### Exercise goal
From the first line of the data below through the line holding "narrow, fill=cMag] (m2)", output each line exactly and leave the pictures out.

### Provided material

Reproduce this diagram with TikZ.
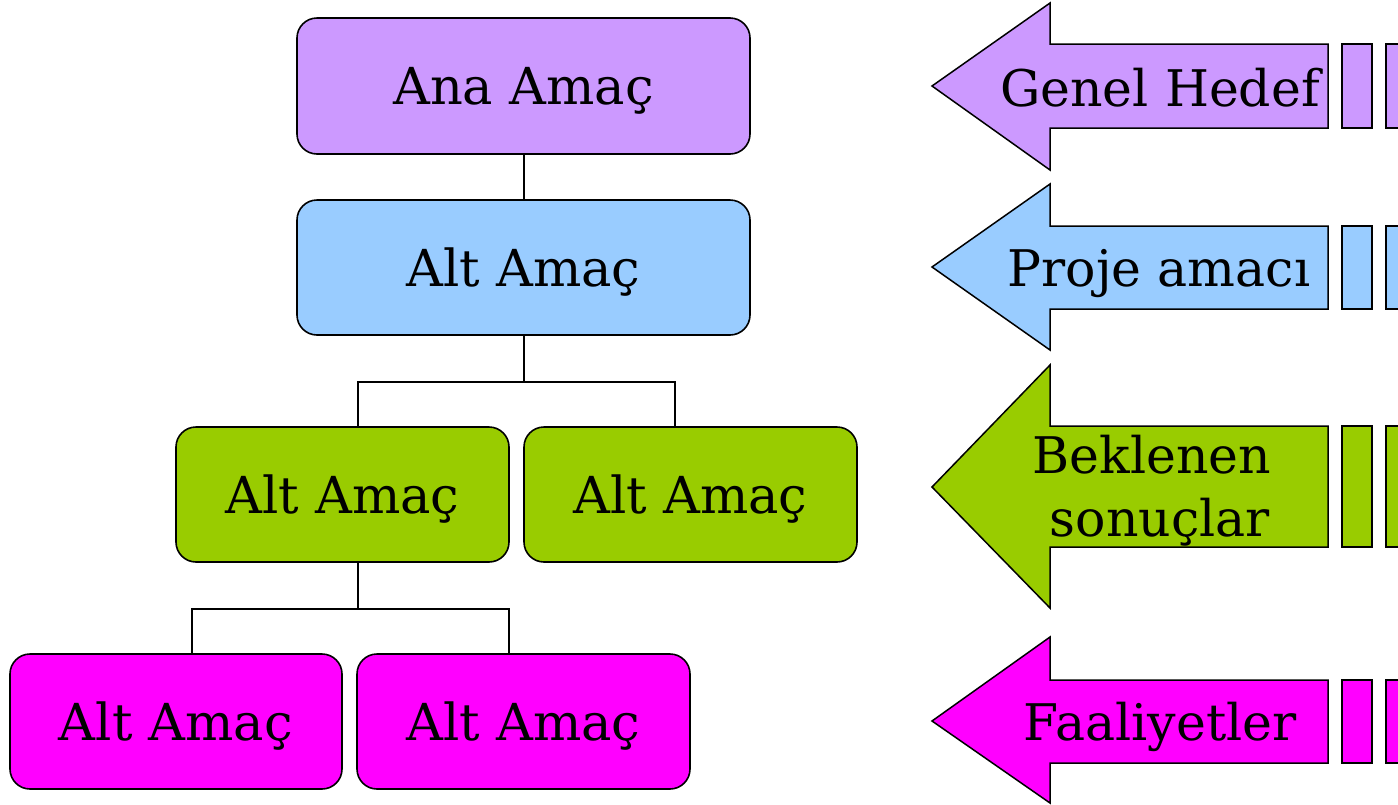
\documentclass[tikz,border=0pt]{standalone}
\usepackage{fontspec}
\setmainfont{DejaVu Serif}
\definecolor{cPurple}{HTML}{CC99FF}
\definecolor{cBlue}{HTML}{99CCFF}
\definecolor{cGreen}{HTML}{99CC00}
\definecolor{cMag}{HTML}{FF00FF}
\tikzset{
  goalbox/.style={draw=black, line width=1.6pt, rounded corners=20pt, inner sep=0pt,
    minimum height=135pt, text height=37pt, text depth=0pt,
    font=\fontsize{51}{61}\selectfont},
  wide/.style={minimum width=453pt},
  narrow/.style={minimum width=333pt},
  conn/.style={draw=black, line width=1.6pt},
  bigarrow/.style={draw=black, line width=1.5pt},
  arrowtext/.style={anchor=base, inner sep=0pt, font=\fontsize{50.5}{61}\selectfont}
}
\begin{document}
\begin{tikzpicture}[x=1pt, y=-1pt]
\useasboundingbox (0,0) rectangle (1398,804);
\clip (0,0) rectangle (1398,804);
\fill[white] (0,0) rectangle (1398,804);

% tree boxes
\node[goalbox, wide, fill=cPurple, minimum height=136pt] (ana) at (523.5,86) {Ana Amaç};
\node[goalbox, wide, fill=cBlue] (alt) at (523.5,267.5) {Alt Amaç};
\node[goalbox, narrow, fill=cGreen] (g1) at (342.5,494.5) {Alt Amaç};
\node[goalbox, narrow, fill=cGreen] (g2) at (690.5,494.5) {Alt Amaç};
\node[goalbox, narrow, fill=cMag, minimum width=332pt] (m1) at (176,721.5) {Alt Amaç};
\node[goalbox, narrow, fill=cMag] (m2) at (523.5,721.5) {Alt Amaç};

% connectors
\draw[conn] ([xshift=0.5pt]ana.south) -- ([xshift=0.5pt]alt.north);
\draw[conn] ([xshift=0.5pt]alt.south) -- ++(0,46) coordinate (j1) -| ([xshift=15.5pt]g1.north);
\draw[conn] (j1) -| ([xshift=-15.5pt]g2.north);
\draw[conn] ([xshift=15.5pt]g1.south) -- ++(0,46) coordinate (j2) -| ([xshift=16pt]m1.north);
\draw[conn] (j2) -| ([xshift=-14.5pt]m2.north);

% arrows: tip y, head top, head bottom, shaft top, shaft bottom, colour
\foreach \cy/\ht/\hb/\st/\sb/\col in {86/3/170/44/128/cPurple, 267/184/350/226/309/cBlue, 487/365/608/426/547/cGreen, 721/637/803/680/763/cMag}{
  \draw[bigarrow, fill=\col] (932,\cy) -- (1050,\ht) -- (1050,\st) -- (1328,\st) -- (1328,\sb) -- (1050,\sb) -- (1050,\hb) -- cycle;
  \draw[bigarrow, fill=\col] (1342,\st) rectangle (1372,\sb);
  \draw[bigarrow, fill=\col] (1386,\st) rectangle (1420,\sb);
}

\node[arrowtext] (t1) at (1160,106) {Genel Hedef};
\node[arrowtext] (t2) at (1159,286) {Proje amacı};
\node[arrowtext] (t3a) at (1152,473) {Beklenen};
\node[arrowtext] (t3b) at (1160,536) {sonuçlar};
\node[arrowtext] (t4) at (1160,740) {Faaliyetler};
\end{tikzpicture}
\end{document}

### Correct answer
Reproduce this diagram with TikZ.
\documentclass[tikz,border=0pt]{standalone}
\usepackage{fontspec}
\setmainfont{DejaVu Serif}
\definecolor{cPurple}{HTML}{CC99FF}
\definecolor{cBlue}{HTML}{99CCFF}
\definecolor{cGreen}{HTML}{99CC00}
\definecolor{cMag}{HTML}{FF00FF}
\tikzset{
  goalbox/.style={draw=black, line width=1.6pt, rounded corners=20pt, inner sep=0pt,
    minimum height=135pt, text height=37pt, text depth=0pt,
    font=\fontsize{51}{61}\selectfont},
  wide/.style={minimum width=453pt},
  narrow/.style={minimum width=333pt},
  conn/.style={draw=black, line width=1.6pt},
  bigarrow/.style={draw=black, line width=1.5pt},
  arrowtext/.style={anchor=base, inner sep=0pt, font=\fontsize{50.5}{61}\selectfont}
}
\begin{document}
\begin{tikzpicture}[x=1pt, y=-1pt]
\useasboundingbox (0,0) rectangle (1398,804);
\clip (0,0) rectangle (1398,804);
\fill[white] (0,0) rectangle (1398,804);

% tree boxes
\node[goalbox, wide, fill=cPurple, minimum height=136pt] (ana) at (523.5,86) {Ana Amaç};
\node[goalbox, wide, fill=cBlue] (alt) at (523.5,267.5) {Alt Amaç};
\node[goalbox, narrow, fill=cGreen] (g1) at (342.5,494.5) {Alt Amaç};
\node[goalbox, narrow, fill=cGreen] (g2) at (690.5,494.5) {Alt Amaç};
\node[goalbox, narrow, fill=cMag, minimum width=332pt] (m1) at (176,721.5) {Alt Amaç};
\node[goalbox, narrow, fill=cMag] (m2) at (523.5,721.5) {Alt Amaç};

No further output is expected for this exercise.